A UN report has also spoke of abuses, alleging that the government executed rebel leaders who had worked out a surrender. The United Nations has said that up to 7,000 civilians were killed in the final months of fighting.
Sri Lanka's military has said that a local panel will take action if war crimes allegations are proven but denied any civilian deaths. The military said original footage showed that soldiers -- presented in the documentary as executing prisoners -- were actually rebels dressed in army fatigues.
Sri Lankan media said last week that authorities detained a Briton for allegedly helping produce the documentary.
US lawmakers, after lobbying from Tamil Americans, have led calls for a UN-led inquiry into war crimes allegations. The State Department has warned Sri Lanka that it must ensure accountability or face growing global pressure, although it has stopped short of fully backing an international probe.

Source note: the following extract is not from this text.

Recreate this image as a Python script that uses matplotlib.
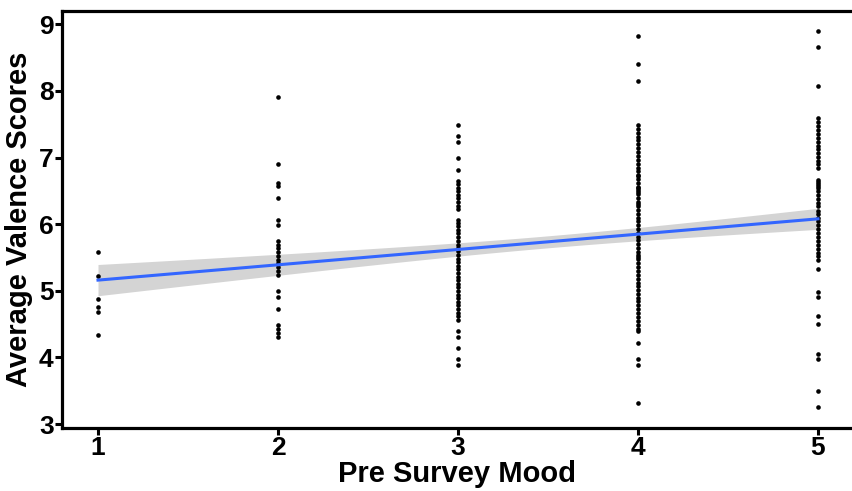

Amnesty International helped arrange the US screening of the documentary. Adotei Akwei, the rights group's US managing director of government relations, said the event was meant to "counter an effort to describe the end of the war as neat and precise by the Sri Lankan government."
"I think that there has been either a reluctance or an unwillingness by the administration to be a champion on this. This documentary will make it much harder for that to continue," he said.